Das von NRW-Ministerpräsidentin Hannelore Kraft (SPD) gestartete Modellprojekt „Kein Kind zurückgelassen“ hat den Praxistest bestanden. Vorbeugung funktioniert, wirkt und lohnt sich. Die Regierungschefin kündigt an, diese vorbeugende Politik für Nordrhein-Westfalen fortzusetzen, „weil sie gut für die Kinder, die Familien und die Zukunft des Landes ist“.
SPD.de: Was bedeutet eigentlich „Kein Kind zurücklassen“?
Hannelore Kraft: Wir verfolgen in Nordrhein-Westfalen eine Politik der Vorbeugung. Unter dem Leitmotiv „Kein Kind zurücklassen“ wollen wir dafür sorgen, dass Kinder in NRW gut aufwachsen können. Das heißt, sie sollen unabhängig von ihrer Herkunft und vom sozialen Status der Eltern ihre Talente und Fähigkeiten entwickeln können. Im gemeinsamen Modellvorhaben „Kein Kind zurücklassen! Kommunen in NRW beugen vor“ hat Rot-Grün in NRW seit 2012 mit 18 Modellkommunen den Aufbau von sogenannten „kommunalen Präventionsketten“ entwickelt. Die Bertelsmann Stiftung hat das Projekt wissenschaftlich begleitet. Es ging um die Schaffung vertrauter und niederschwelliger Angebote zur Unterstützung von Kindern und Familien – möglichst lückenlos von der Schwangerschaft bis zum Eintritt ins Berufsleben. Damit entsteht eine Brücke des Vertrauens zu Eltern und Kindern von Anfang an. Ein gutes Beispiel sind Familienzentren, von denen wir inzwischen über 3.300 Standorte in NRW haben und jedes Jahr kommen 100 hinzu. Dort gibt es Angebote wie Kita, Kinder- und Jugendhilfe sowie Familienunterstützung - gebündelt und nah.

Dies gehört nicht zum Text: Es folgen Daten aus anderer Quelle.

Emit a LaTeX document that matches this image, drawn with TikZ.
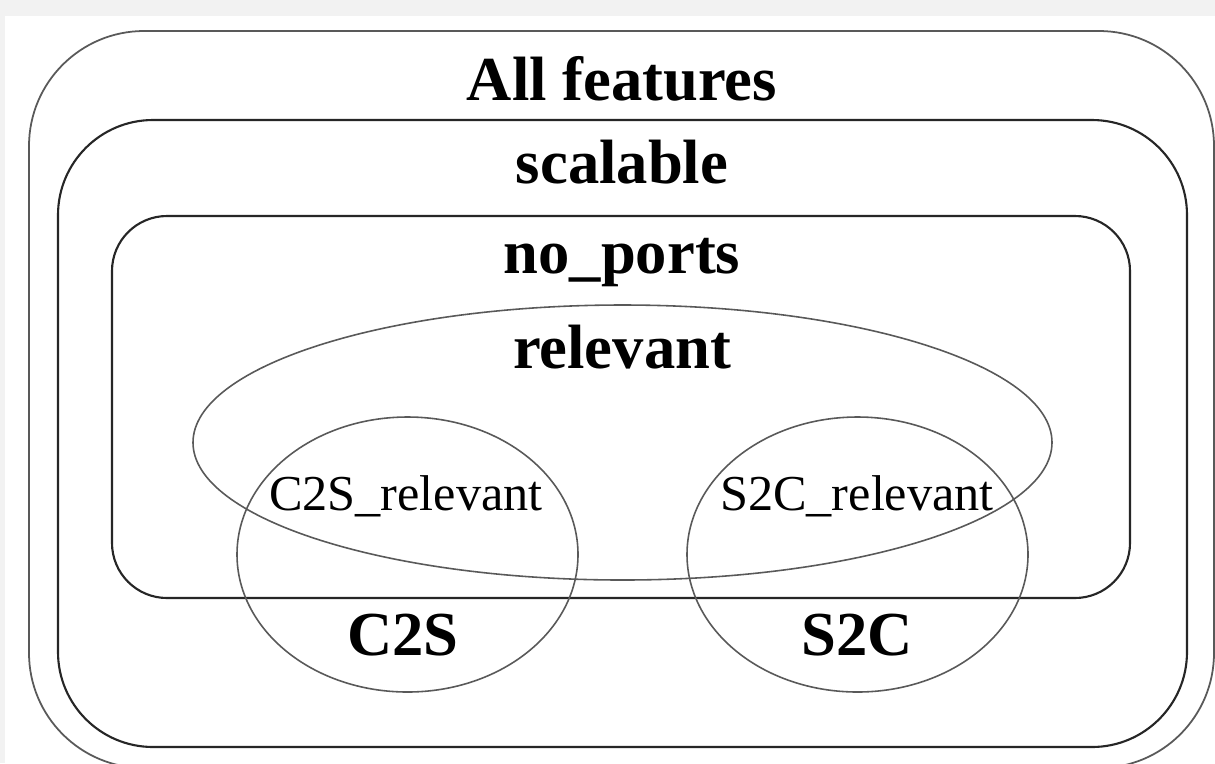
\documentclass[tikz,border=0pt]{standalone}
\usepackage{fontspec}
\setmainfont{Liberation Serif}
\tikzset{
	setname/.style={font=\bfseries\fontsize{17.8}{20}\selectfont, anchor=base, inner sep=0pt},
	subname/.style={font=\fontsize{14.3}{16}\selectfont, anchor=base, inner sep=0pt}
}

\begin{document}
\begin{tikzpicture}[x=0.01cm, y=-0.01cm]
			%%%%% START %%%%%
			
			\useasboundingbox (0, 0) rectangle (1215, 763);
			\fill[black!5] (0, 0) rectangle (1215, 763);
			\fill[white] (5, 16) rectangle (1215, 763);
			
			\draw[line width=0.5pt, color=black!65, rounded corners=1.15cm] (29, 31) rectangle (1214, 768);
			\draw[line width=0.6pt, color=black!85, rounded corners=0.95cm] (58, 120) rectangle (1187, 747);
			\draw[line width=0.6pt, color=black!85, rounded corners=0.55cm] (112, 216) rectangle (1130, 598);
			
			\draw[line width=0.45pt, color=black!65] (622.5, 442.5) ellipse (429.5 and 137.5);
			\draw[line width=0.45pt, color=black!65] (407.5, 554.5) ellipse (170.5 and 137.5);
			\draw[line width=0.45pt, color=black!65] (857.5, 554.5) ellipse (170.5 and 137.5);
			
			\node[setname] (allfeat) at (622, 100) {All features};
			\node[setname] (scal) at (622, 183) {scalable};
			\node[setname] (noports) at (622, 273) {no\_ports};
			\node[setname] (relev) at (622, 368) {relevant};
			
			\node[subname] (ctosrel) at (406, 510) {C2S\_relevant};
			\node[subname] (stocrel) at (857, 510) {S2C\_relevant};
			
			\node[setname] (ctos) at (403, 655) {C2S};
			\node[setname] (stoc) at (857, 655) {S2C};
			
			%%%%% END %%%%%
		\end{tikzpicture}
\end{document}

Welche Schwerpunkte und Ziele habt ihr konkret gesetzt?
Vor allem drei Gründe sprechen für eine vorbeugende Politik. Um die Chancengleichheit für alle Kinder zu verbessern, müssen wir früh handeln, gezielt fördern und ganzheitlich helfen, um soziale Benachteiligungen auszugleichen und damit langfristig auch Armut zu bekämpfen. Zweiter Grund: Alleine in NRW werden bis 2020 wahrscheinlich 630.000 Fachkräfte fehlen, wenn wir nicht gegensteuern. Deshalb müssen mehr junge Menschen bessere Abschlüsse machen. So bekommen wir die Fachkräfte, die wir morgen brauchen. Vorbeugende Politik zahlt sich außerdem für die öffentlichen Haushalte aus. Denn wer früh in Kinder und Familien investiert, spart soziale Folgekosten zum Beispiel bei der Inobhutnahme oder den „Hilfen zur Erziehung“. So hat das Bundesland Vorarlberg in Österreich unser Modellvorhaben ‘Kein Kind zurücklassen’ jetzt ebenfalls gestartet.